• [Data excerpt]:
________
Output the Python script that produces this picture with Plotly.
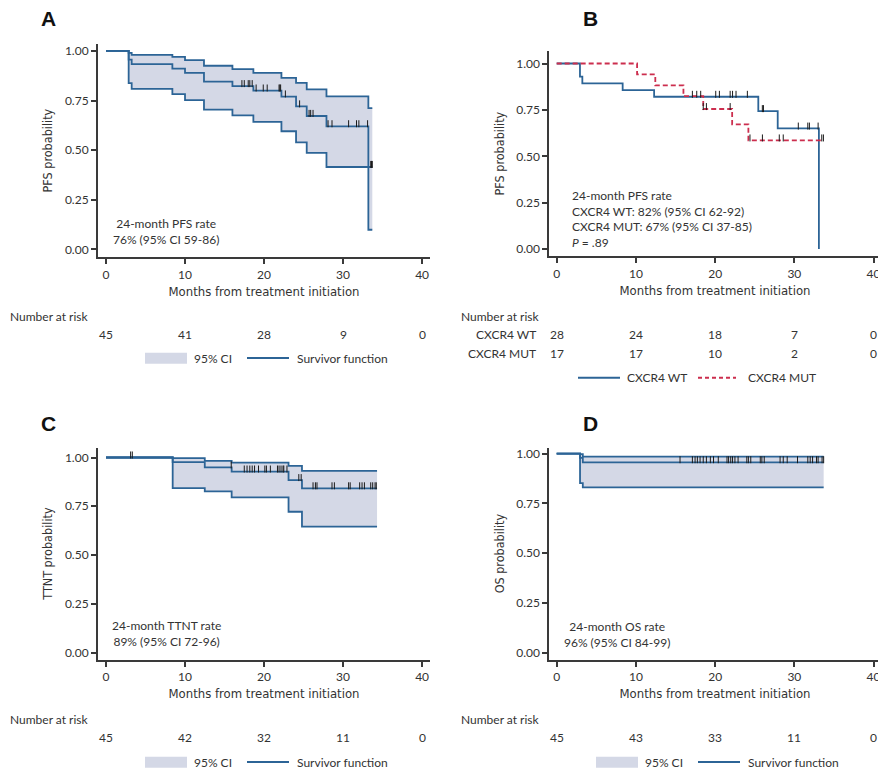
import numpy as np
import plotly.graph_objects as go

W, H = 886, 774
OFF = 8  # the page body adds an 8px margin, so positions are shifted back by it

BLUE = "#2c6496"
RED = "#cc2e4e"
FILL = "#d4d8e6"
AXC = "#3a3a3a"
TXT = "#333333"
BASEFONT = "Lato, Open Sans, sans-serif"
NARROW = "DejaVu Sans Condensed, Liberation Sans Narrow, sans-serif"

# ---- panel A: PFS (all patients) ----
a_t = [0, 2.87, 3.25, 8.4, 10.0, 12.4, 16.0, 18.65, 22.2, 24.05, 25.4, 27.9, 33.2, 33.7]
a_surv = [1.0, 0.956, 0.933, 0.911, 0.889, 0.845, 0.822, 0.80, 0.77, 0.72, 0.672, 0.62, 0.415, 0.415]
a_up = [1.0, 0.99, 0.98, 0.97, 0.953, 0.925, 0.908, 0.889, 0.864, 0.839, 0.806, 0.771, 0.712, 0.712]
a_lo = [1.0, 0.838, 0.809, 0.782, 0.752, 0.704, 0.675, 0.642, 0.595, 0.539, 0.486, 0.415, 0.099, 0.099]
a_cens = [17.2, 17.5, 18.0, 18.2, 18.5, 19.0, 19.9, 20.4, 21.9, 22.0, 22.1, 22.7, 24.5,
          25.7, 25.9, 26.2, 28.1, 28.6, 30.7, 31.7, 32.0, 33.1, 33.5, 33.6, 33.7]
a_risk = [45, 41, 28, 9, 0]

# ---- panel B: PFS by CXCR4 status ----
wt_t = [0, 2.94, 3.24, 8.33, 12.3, 25.45, 27.9, 33.1]
wt_surv = [1.0, 0.929, 0.893, 0.857, 0.821, 0.744, 0.65, 0.0]
wt_cens = [17.13, 17.68, 18.18, 20.08, 20.54, 21.9, 22.2, 22.64, 24.07, 25.96, 26.1,
           30.5, 31.7, 31.9, 33.0]
mut_t = [0, 10.15, 12.45, 16.0, 18.5, 22.15, 24.2, 33.7]
mut_surv = [1.0, 0.941, 0.882, 0.824, 0.755, 0.672, 0.586, 0.586]
mut_cens = [18.5, 18.9, 21.9, 24.4, 25.97, 28.1, 28.6, 33.46, 33.67]
wt_risk = [28, 24, 18, 7, 0]
mut_risk = [17, 17, 10, 2, 0]

# ---- panel C: TTNT ----
c_t = [0, 8.44, 12.5, 15.9, 23.1, 24.8, 34.3]
c_surv = [1.0, 0.976, 0.949, 0.928, 0.884, 0.842, 0.842]
c_up = [1.0, 0.997, 0.983, 0.974, 0.957, 0.932, 0.932]
c_lo = [1.0, 0.843, 0.826, 0.796, 0.722, 0.646, 0.646]
c_cens = [3.12, 3.33, 15.85, 17.5, 17.85, 18.2, 18.5, 18.8, 19.3, 20.1, 20.3, 20.8, 21.7,
          21.9, 22.15, 22.4, 22.5, 22.9, 24.4, 24.7, 26.2, 26.5, 26.7, 28.6, 28.9, 30.7,
          30.9, 32.1, 32.4, 32.7, 33.5, 33.75, 34.05, 34.2]
c_risk = [45, 42, 32, 11, 0]

# ---- panel D: OS ----
d_t = [0, 2.95, 3.3, 33.7]
d_surv = [1.0, 0.978, 0.956, 0.956]
d_up = [1.0, 0.997, 0.985, 0.985]
d_lo = [1.0, 0.851, 0.83, 0.83]
d_cens = [15.57, 17.13, 17.47, 17.76, 18.1, 18.5, 18.9, 19.4, 19.8, 20.4, 21.5, 21.7, 21.97,
          22.2, 22.5, 22.9, 24.0, 24.2, 24.5, 25.7, 25.9, 26.2, 28.2, 28.6, 29.1, 30.4,
          31.7, 32.0, 32.3, 32.8, 33.0, 33.5, 33.7]
d_risk = [45, 43, 33, 11, 0]

risk_months = [0, 10, 20, 30, 40]


def px(x):
    return (x - OFF) / W


def py(y):
    return 1 - (y - OFF) / H


def step_at(t, vals, x):
    i = np.searchsorted(t, x, side="right") - 1
    return vals[i]


def add_line(fig, t, p, xa, ya, color=BLUE, dash="solid"):
    fig.add_trace(go.Scatter(x=t, y=p, mode="lines", xaxis=xa, yaxis=ya,
                             line=dict(color=color, width=1.8, shape="hv", dash=dash),
                             showlegend=False, hoverinfo="skip"))


def add_cens(fig, t, p, cens, xa, ya):
    ys = [step_at(t, p, c) + 0.013 for c in cens]
    fig.add_trace(go.Scatter(x=cens, y=ys, mode="markers", xaxis=xa, yaxis=ya,
                             marker=dict(symbol="line-ns", size=5,
                                         line=dict(width=1, color="#1a1a1a")),
                             showlegend=False, hoverinfo="skip"))


def add_ci_panel(fig, t, surv, up, lo, cens, xa, ya):
    fig.add_trace(go.Scatter(x=t, y=up, mode="lines", xaxis=xa, yaxis=ya,
                             line=dict(width=0, shape="hv"), showlegend=False,
                             hoverinfo="skip"))
    fig.add_trace(go.Scatter(x=t, y=lo, mode="lines", xaxis=xa, yaxis=ya,
                             line=dict(width=0, shape="hv"), fill="tonexty",
                             fillcolor=FILL, showlegend=False, hoverinfo="skip"))
    add_line(fig, t, up, xa, ya)
    add_line(fig, t, lo, xa, ya)
    add_line(fig, t, surv, xa, ya)
    add_cens(fig, t, surv, cens, xa, ya)


fig = go.Figure()
add_ci_panel(fig, a_t, a_surv, a_up, a_lo, a_cens, "x", "y")
add_line(fig, wt_t, wt_surv, "x2", "y2")
add_line(fig, mut_t, mut_surv, "x2", "y2", color=RED, dash="5px,3px")
add_cens(fig, wt_t, wt_surv, wt_cens, "x2", "y2")
add_cens(fig, mut_t, mut_surv, mut_cens, "x2", "y2")
add_ci_panel(fig, c_t, c_surv, c_up, c_lo, c_cens, "x3", "y3")
add_ci_panel(fig, d_t, d_surv, d_up, d_lo, d_cens, "x4", "y4")

# panel geometry in pixels: (left, right, top, bottom), x range, y range
panels = {
    "1": dict(l=98, r=430, t=42, b=256, xr=[-1.01, 41.0], yr=[-0.040, 1.035], ytitle="PFS probability"),
    "2": dict(l=549.3, r=880.7, t=49, b=255, xr=[-0.93, 40.9], yr=[-0.039, 1.068], ytitle="PFS probability"),
    "3": dict(l=98, r=430, t=446.7, b=659.3, xr=[-1.01, 41.0], yr=[-0.036, 1.051], ytitle="TTNT probability"),
    "4": dict(l=549.3, r=880.7, t=446.7, b=659.3, xr=[-0.93, 40.9], yr=[-0.035, 1.030], ytitle="OS probability"),
}

axis_common = dict(showline=True, linewidth=2, linecolor=AXC, ticks="outside", ticklen=5,
                   tickwidth=1.5, tickcolor=AXC, showgrid=False, zeroline=False,
                   tickfont=dict(family=BASEFONT, size=12, color=TXT))

layout_axes = {}
for k, p in panels.items():
    xn = "xaxis" if k == "1" else "xaxis" + k
    yn = "yaxis" if k == "1" else "yaxis" + k
    yid = "y" if k == "1" else "y" + k
    xid = "x" if k == "1" else "x" + k
    layout_axes[xn] = dict(axis_common, domain=[px(p["l"]), px(p["r"])], range=p["xr"],
                           tickvals=risk_months, anchor=yid,
                           title=dict(text="Months from treatment initiation", standoff=6,
                                      font=dict(family=NARROW, size=13, color=TXT)))
    layout_axes[yn] = dict(axis_common, domain=[py(p["b"]), py(p["t"])], range=p["yr"],
                           tickvals=[0, 0.25, 0.5, 0.75, 1.0], tickformat=".2f", anchor=xid,
                           title=dict(text=p["ytitle"], standoff=9,
                                      font=dict(family=NARROW, size=12.5, color=TXT)))

fig.update_layout(width=W, height=H, margin=dict(l=0, r=0, t=0, b=0),
                  paper_bgcolor="white", plot_bgcolor="white", showlegend=False,
                  font=dict(family=BASEFONT, size=12, color=TXT), **layout_axes)

ann = []


def note(text, x, y, xref="paper", yref="paper", xanchor="center", **kw):
    ann.append(dict(text=text, x=x, y=y, xref=xref, yref=yref, xanchor=xanchor,
                    yanchor="middle", showarrow=False, **kw))


# panel letters
for letter, (lx, ly) in {"A": (48, 17), "B": (590, 17), "C": (48, 423), "D": (590, 423)}.items():
    note("<b>%s</b>" % letter, px(lx), py(ly),
         font=dict(family="Liberation Sans, Arial, sans-serif", size=21, color="#111"))

# rate boxes
note("24-month PFS rate<br>76% (95% CI 59-86)", 7.6, 0.09, "x", "y", align="center")
note("24-month PFS rate<br>CXCR4 WT: 82% (95% CI 62-92)<br>"
     "CXCR4 MUT: 67% (95% CI 37-85)<br><i>P</i> = .89",
     1.68, 0.162, "x2", "y2", xanchor="left", align="left")
note("24-month TTNT rate<br>89% (95% CI 72-96)", 7.6, 0.099, "x3", "y3", align="center")
note("24-month OS rate<br>96% (95% CI 84-99)", 7.6, 0.089, "x4", "y4", align="center")

# number at risk tables
for xid, lab_x, lab_y, rows in [
    ("x", 8, 315, [(333, None, a_risk)]),
    ("x2", 459, 315, [(333, "CXCR4 WT", wt_risk), (352, "CXCR4 MUT", mut_risk)]),
    ("x3", 8, 719, [(737, None, c_risk)]),
    ("x4", 459, 719, [(737, None, d_risk)]),
]:
    note("Number at risk", px(lab_x), py(lab_y), xanchor="left")
    for ry, name, vals in rows:
        if name:
            note(name, px(538), py(ry), xanchor="right")
        for m, v in zip(risk_months, vals):
            note(str(v), m, py(ry), xref=xid)

# legend keys
shapes = []
ci_legends = [(145, 351.7, 362.7, 357), (145, 756.7, 767.7, 762), (596, 756.7, 767.7, 762)]
for lx, t0, b0, cy in ci_legends:
    shapes.append(dict(type="rect", xref="paper", yref="paper", x0=px(lx), x1=px(lx + 42),
                       y0=py(b0), y1=py(t0), fillcolor=FILL, line=dict(width=0)))
    note("95% CI", px(lx + 47), py(cy), xanchor="left")
    shapes.append(dict(type="line", xref="paper", yref="paper", x0=px(lx + 102), x1=px(lx + 144),
                       y0=py(cy), y1=py(cy), line=dict(color=BLUE, width=2)))
    note("Survivor function", px(lx + 150), py(cy), xanchor="left")

shapes.append(dict(type="line", xref="paper", yref="paper", x0=px(578), x1=px(620),
                   y0=py(376.7), y1=py(376.7), line=dict(color=BLUE, width=2)))
note("CXCR4 WT", px(625), py(376.7), xanchor="left")
shapes.append(dict(type="line", xref="paper", yref="paper", x0=px(698), x1=px(736),
                   y0=py(376.7), y1=py(376.7), line=dict(color=RED, width=1.8, dash="4px,3px")))
note("CXCR4 MUT", px(746), py(376.7), xanchor="left")

fig.update_layout(annotations=ann, shapes=shapes)
fig.write_html("out.html")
________
• [What the task requires]: Give back exactly the lines from the first line of the data through the line with "a_risk = [45, 41, 28, 9, 0]", pictures excluded.

• [Finished task]:
Output the Python script that produces this picture with Plotly.
import numpy as np
import plotly.graph_objects as go

W, H = 886, 774
OFF = 8  # the page body adds an 8px margin, so positions are shifted back by it

BLUE = "#2c6496"
RED = "#cc2e4e"
FILL = "#d4d8e6"
AXC = "#3a3a3a"
TXT = "#333333"
BASEFONT = "Lato, Open Sans, sans-serif"
NARROW = "DejaVu Sans Condensed, Liberation Sans Narrow, sans-serif"

# ---- panel A: PFS (all patients) ----
a_t = [0, 2.87, 3.25, 8.4, 10.0, 12.4, 16.0, 18.65, 22.2, 24.05, 25.4, 27.9, 33.2, 33.7]
a_surv = [1.0, 0.956, 0.933, 0.911, 0.889, 0.845, 0.822, 0.80, 0.77, 0.72, 0.672, 0.62, 0.415, 0.415]
a_up = [1.0, 0.99, 0.98, 0.97, 0.953, 0.925, 0.908, 0.889, 0.864, 0.839, 0.806, 0.771, 0.712, 0.712]
a_lo = [1.0, 0.838, 0.809, 0.782, 0.752, 0.704, 0.675, 0.642, 0.595, 0.539, 0.486, 0.415, 0.099, 0.099]
a_cens = [17.2, 17.5, 18.0, 18.2, 18.5, 19.0, 19.9, 20.4, 21.9, 22.0, 22.1, 22.7, 24.5,
          25.7, 25.9, 26.2, 28.1, 28.6, 30.7, 31.7, 32.0, 33.1, 33.5, 33.6, 33.7]
a_risk = [45, 41, 28, 9, 0]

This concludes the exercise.